DATASET CONTENT ::
= = = = =

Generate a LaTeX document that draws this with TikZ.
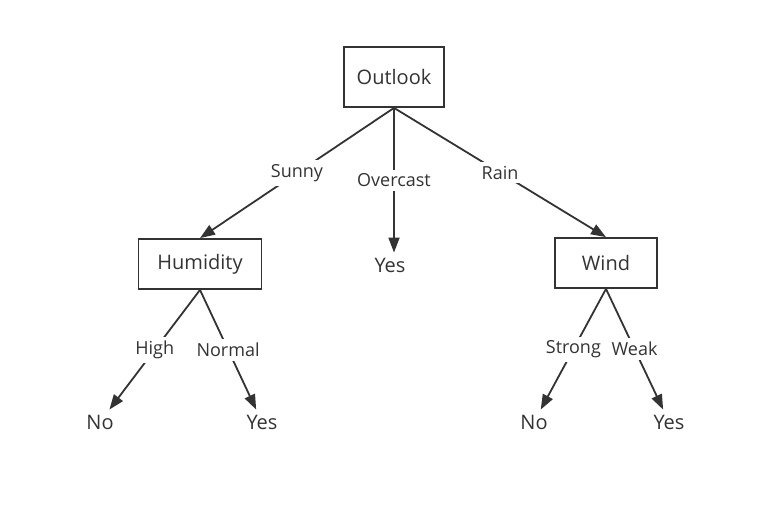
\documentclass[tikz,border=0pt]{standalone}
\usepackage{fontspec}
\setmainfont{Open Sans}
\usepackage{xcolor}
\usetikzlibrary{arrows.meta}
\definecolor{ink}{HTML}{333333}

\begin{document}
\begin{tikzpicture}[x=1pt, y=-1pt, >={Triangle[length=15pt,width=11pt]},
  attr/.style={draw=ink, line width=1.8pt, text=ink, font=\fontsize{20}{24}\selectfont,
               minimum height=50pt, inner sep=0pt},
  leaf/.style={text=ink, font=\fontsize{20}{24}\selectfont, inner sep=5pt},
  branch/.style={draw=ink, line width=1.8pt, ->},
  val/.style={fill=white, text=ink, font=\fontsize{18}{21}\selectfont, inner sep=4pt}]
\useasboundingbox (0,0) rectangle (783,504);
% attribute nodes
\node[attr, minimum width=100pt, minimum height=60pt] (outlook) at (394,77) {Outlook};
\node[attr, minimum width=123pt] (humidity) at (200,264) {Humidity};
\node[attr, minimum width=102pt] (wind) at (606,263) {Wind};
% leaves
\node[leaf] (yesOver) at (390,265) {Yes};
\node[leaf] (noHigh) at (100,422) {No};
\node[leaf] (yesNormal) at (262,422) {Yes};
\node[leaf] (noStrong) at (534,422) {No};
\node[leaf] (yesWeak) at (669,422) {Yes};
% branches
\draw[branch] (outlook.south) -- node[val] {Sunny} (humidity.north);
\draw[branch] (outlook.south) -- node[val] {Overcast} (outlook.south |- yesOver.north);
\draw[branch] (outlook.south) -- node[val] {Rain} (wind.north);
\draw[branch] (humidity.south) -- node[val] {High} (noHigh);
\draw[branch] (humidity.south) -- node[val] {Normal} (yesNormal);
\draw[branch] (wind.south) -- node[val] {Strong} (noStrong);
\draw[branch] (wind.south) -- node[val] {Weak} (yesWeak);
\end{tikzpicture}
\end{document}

= = = = =

STATED TASK ::
Transcribe the whole listing, character for character, but not its images.

OUTPUT OF THE EXERCISE ::
Generate a LaTeX document that draws this with TikZ.
\documentclass[tikz,border=0pt]{standalone}
\usepackage{fontspec}
\setmainfont{Open Sans}
\usepackage{xcolor}
\usetikzlibrary{arrows.meta}
\definecolor{ink}{HTML}{333333}

\begin{document}
\begin{tikzpicture}[x=1pt, y=-1pt, >={Triangle[length=15pt,width=11pt]},
  attr/.style={draw=ink, line width=1.8pt, text=ink, font=\fontsize{20}{24}\selectfont,
               minimum height=50pt, inner sep=0pt},
  leaf/.style={text=ink, font=\fontsize{20}{24}\selectfont, inner sep=5pt},
  branch/.style={draw=ink, line width=1.8pt, ->},
  val/.style={fill=white, text=ink, font=\fontsize{18}{21}\selectfont, inner sep=4pt}]
\useasboundingbox (0,0) rectangle (783,504);
% attribute nodes
\node[attr, minimum width=100pt, minimum height=60pt] (outlook) at (394,77) {Outlook};
\node[attr, minimum width=123pt] (humidity) at (200,264) {Humidity};
\node[attr, minimum width=102pt] (wind) at (606,263) {Wind};
% leaves
\node[leaf] (yesOver) at (390,265) {Yes};
\node[leaf] (noHigh) at (100,422) {No};
\node[leaf] (yesNormal) at (262,422) {Yes};
\node[leaf] (noStrong) at (534,422) {No};
\node[leaf] (yesWeak) at (669,422) {Yes};
% branches
\draw[branch] (outlook.south) -- node[val] {Sunny} (humidity.north);
\draw[branch] (outlook.south) -- node[val] {Overcast} (outlook.south |- yesOver.north);
\draw[branch] (outlook.south) -- node[val] {Rain} (wind.north);
\draw[branch] (humidity.south) -- node[val] {High} (noHigh);
\draw[branch] (humidity.south) -- node[val] {Normal} (yesNormal);
\draw[branch] (wind.south) -- node[val] {Strong} (noStrong);
\draw[branch] (wind.south) -- node[val] {Weak} (yesWeak);
\end{tikzpicture}
\end{document}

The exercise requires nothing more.